EP 1 484 432 A1 describes chromium(III)-containing black passivation solutions containing chromium(III) ions and nitrate and also carboxylic acids such as tartaric acid, maleic acid, oxalic acid, succinic acid, citric acid, malonic acid or adipic acid for zinc alloy surfaces. To improve the corrosion protection, the surfaces treated with the solutions have to be subjected to subsequent sealing. The treatment solutions are employed at temperatures above normal room temperature.
US 2004/0156999 likewise describes a process for the black passivation of zinc alloy surfaces. The treatment solutions contain chromium(III) ions and phosphorus-containing anions and also nitrate and an organic carboxylic acid. Examples given for the organic carboxylic acids are citric acid, tartaric acid, maleic acid, glyceric acid, lactic acid, glycolic acid, malonic acid, succinic acid, oxalic acid and glutaric acid.

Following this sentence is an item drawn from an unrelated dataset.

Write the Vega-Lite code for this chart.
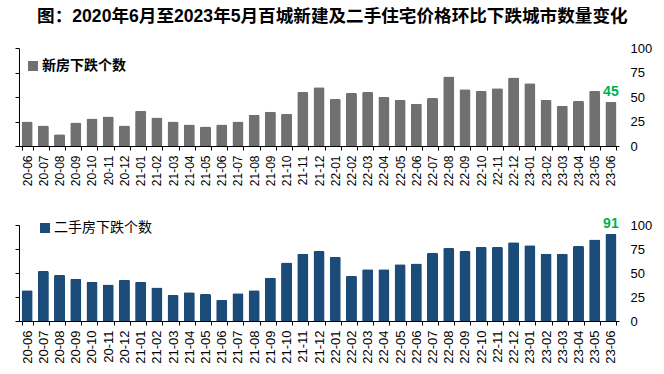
{
  "$schema": "https://vega.github.io/schema/vega-lite/v6.json",
  "padding": {"left": 13, "top": 8, "right": 5, "bottom": 0},
  "background": "#ffffff",
  "title": {
    "text": "图：2020年6月至2023年5月百城新建及二手住宅价格环比下跌城市数量变化",
    "font": "Liberation Sans, Noto Sans CJK SC",
    "fontSize": 17.6,
    "fontWeight": "bold",
    "color": "#000000",
    "anchor": "middle",
    "offset": 16
  },
  "datasets": {
    "d": [
      {"month": "20-06", "new_home": 25, "second_home": 32},
      {"month": "20-07", "new_home": 21, "second_home": 52},
      {"month": "20-08", "new_home": 12, "second_home": 48},
      {"month": "20-09", "new_home": 24, "second_home": 44},
      {"month": "20-10", "new_home": 28, "second_home": 41},
      {"month": "20-11", "new_home": 30, "second_home": 38},
      {"month": "20-12", "new_home": 21, "second_home": 43},
      {"month": "21-01", "new_home": 36, "second_home": 41},
      {"month": "21-02", "new_home": 29, "second_home": 35},
      {"month": "21-03", "new_home": 25, "second_home": 27},
      {"month": "21-04", "new_home": 22, "second_home": 30},
      {"month": "21-05", "new_home": 20, "second_home": 28},
      {"month": "21-06", "new_home": 22, "second_home": 22},
      {"month": "21-07", "new_home": 25, "second_home": 29},
      {"month": "21-08", "new_home": 32, "second_home": 32},
      {"month": "21-09", "new_home": 35, "second_home": 45},
      {"month": "21-10", "new_home": 33, "second_home": 61},
      {"month": "21-11", "new_home": 55, "second_home": 70},
      {"month": "21-12", "new_home": 60, "second_home": 73},
      {"month": "22-01", "new_home": 48, "second_home": 67},
      {"month": "22-02", "new_home": 54, "second_home": 47},
      {"month": "22-03", "new_home": 55, "second_home": 54},
      {"month": "22-04", "new_home": 50, "second_home": 54},
      {"month": "22-05", "new_home": 47, "second_home": 59},
      {"month": "22-06", "new_home": 43, "second_home": 60},
      {"month": "22-07", "new_home": 49, "second_home": 71},
      {"month": "22-08", "new_home": 71, "second_home": 76},
      {"month": "22-09", "new_home": 58, "second_home": 73},
      {"month": "22-10", "new_home": 56, "second_home": 77},
      {"month": "22-11", "new_home": 59, "second_home": 77},
      {"month": "22-12", "new_home": 70, "second_home": 82},
      {"month": "23-01", "new_home": 64, "second_home": 79},
      {"month": "23-02", "new_home": 47, "second_home": 70},
      {"month": "23-03", "new_home": 41, "second_home": 70},
      {"month": "23-04", "new_home": 46, "second_home": 78},
      {"month": "23-05", "new_home": 56, "second_home": 85},
      {"month": "23-06", "new_home": 45, "second_home": 91}
    ]
  },
  "spacing": 30,
  "vconcat": [
    {
      "data": {"name": "d"},
      "width": 600,
      "height": 98,
      "layer": [
        {
          "mark": {"type": "bar", "color": "#707070", "cornerRadiusEnd": 1.5},
          "encoding": {
            "x": {
              "field": "month", "type": "ordinal", "sort": null,
              "scale": {"paddingInner": 0.32, "paddingOuter": 0.16},
              "axis": {"title": null, "labelAngle": -90, "labelFontSize": 12, "labelPadding": 5, "labelFont": "Liberation Sans", "labelColor": "#000000", "tickBand": "extent", "tickSize": 4, "domainColor": "#000000", "tickColor": "#000000"}
            },
            "y": {
              "field": "new_home", "type": "quantitative",
              "scale": {"domain": [0, 100]},
              "axis": {"orient": "left", "title": null, "labels": false, "grid": false, "values": [0, 25, 50, 75, 100], "domainColor": "#000000", "tickColor": "#000000", "tickSize": 4}
            },
            "color": {
              "datum": "新房下跌个数",
              "scale": {"range": ["#707070"]},
              "legend": {"orient": "none", "legendX": 7, "legendY": 11, "title": null, "symbolType": "square", "symbolSize": 100, "symbolStrokeWidth": 0, "labelFont": "Noto Sans CJK SC", "labelFontSize": 14, "labelFontWeight": "bold", "labelColor": "#000000", "labelOffset": 2, "padding": 0}
            }
          }
        },
        {
          "transform": [{"filter": "datum.month === '23-06'"}],
          "mark": {"type": "text", "dy": -10, "font": "Liberation Sans", "fontSize": 14, "fontWeight": "bold", "color": "#00b050"},
          "encoding": {
            "x": {"field": "month", "type": "ordinal", "sort": null},
            "y": {
              "field": "new_home", "type": "quantitative",
              "scale": {"domain": [0, 100]},
              "axis": {"orient": "right", "title": null, "grid": false, "values": [0, 25, 50, 75, 100], "domain": false, "ticks": false, "labelPadding": 11, "labelFont": "Liberation Sans", "labelFontSize": 13, "labelColor": "#000000"}
            },
            "text": {"field": "new_home"}
          }
        }
      ],
      "resolve": {"scale": {"y": "independent"}, "axis": {"y": "independent"}}
    },
    {
      "data": {"name": "d"},
      "width": 600,
      "height": 96,
      "layer": [
        {
          "mark": {"type": "bar", "color": "#1b4b78", "cornerRadiusEnd": 1.5},
          "encoding": {
            "x": {
              "field": "month", "type": "ordinal", "sort": null,
              "scale": {"paddingInner": 0.32, "paddingOuter": 0.16},
              "axis": {"title": null, "labelAngle": -90, "labelFontSize": 13, "labelPadding": 5, "labelFont": "Liberation Sans", "labelColor": "#000000", "tickBand": "extent", "tickSize": 4, "domainColor": "#000000", "tickColor": "#000000"}
            },
            "y": {
              "field": "second_home", "type": "quantitative",
              "scale": {"domain": [0, 100]},
              "axis": {"orient": "left", "title": null, "labels": false, "grid": false, "values": [0, 25, 50, 75, 100], "domainColor": "#000000", "tickColor": "#000000", "tickSize": 4}
            },
            "color": {
              "datum": "二手房下跌个数",
              "scale": {"range": ["#1b4b78"]},
              "legend": {"orient": "none", "legendX": 19, "legendY": -4, "title": null, "symbolType": "square", "symbolSize": 100, "symbolStrokeWidth": 0, "labelFont": "Noto Sans CJK SC", "labelFontSize": 14, "labelColor": "#000000", "labelOffset": 2, "padding": 0}
            }
          }
        },
        {
          "transform": [{"filter": "datum.month === '23-06'"}],
          "mark": {"type": "text", "dy": -10, "font": "Liberation Sans", "fontSize": 14, "fontWeight": "bold", "color": "#00b050"},
          "encoding": {
            "x": {"field": "month", "type": "ordinal", "sort": null},
            "y": {
              "field": "second_home", "type": "quantitative",
              "scale": {"domain": [0, 100]},
              "axis": {"orient": "right", "title": null, "grid": false, "values": [0, 25, 50, 75, 100], "domain": false, "ticks": false, "labelPadding": 11, "labelFont": "Liberation Sans", "labelFontSize": 13, "labelColor": "#000000"}
            },
            "text": {"field": "second_home"}
          }
        }
      ],
      "resolve": {"scale": {"y": "independent"}, "axis": {"y": "independent"}}
    }
  ],
  "resolve": {"scale": {"color": "independent"}, "legend": {"color": "independent"}},
  "config": {
    "view": {"stroke": null}
  }
}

Essentially, the following process steps are carried out in the production of the protective layers: activation of the metal surface, production of the conversion layer in an acidic passivation bath, removal of the aggressive passivation bath liquid from the surface by means of one or more rinsing operations, drying and application of a further sealer or after-dipping in an after-dipping solution and drying.
This procedure has the disadvantage that rinsing wastewater contaminated with considerable quantities of heavy metals and possibly complexing agents are formed and have to be disposed of or worked up in a complicated and costly manner.
Owing to these disadvantages, efforts have recently been made to develop “no rinse” processes. Here, conversion layers which contain a metal component which increases the passivation, e.g. chromium, titanium or zirconium, and also a film-forming component composed of an organic polymer are essentially applied. These processes are used predominantly for the treatment of aluminium surfaces. “No rinse” phosphating processes in combination with film-forming polymers are also frequently described.
Thus, for example, the document U.S. Pat. No. 6,117,251 describes an aqueous solution containing zinc oxide, phosphoric acid, polyvinyl alcohol and a further metal salt for zinc-phosphating of metal surfaces.
These processes have only very limited use for surfaces of zinc, aluminium and magnesium since although they form films embedded in an organic matrix, no closed chromium oxide layer or surface metal mixed oxide layer, as is necessary for satisfactory corrosion protection, is formed.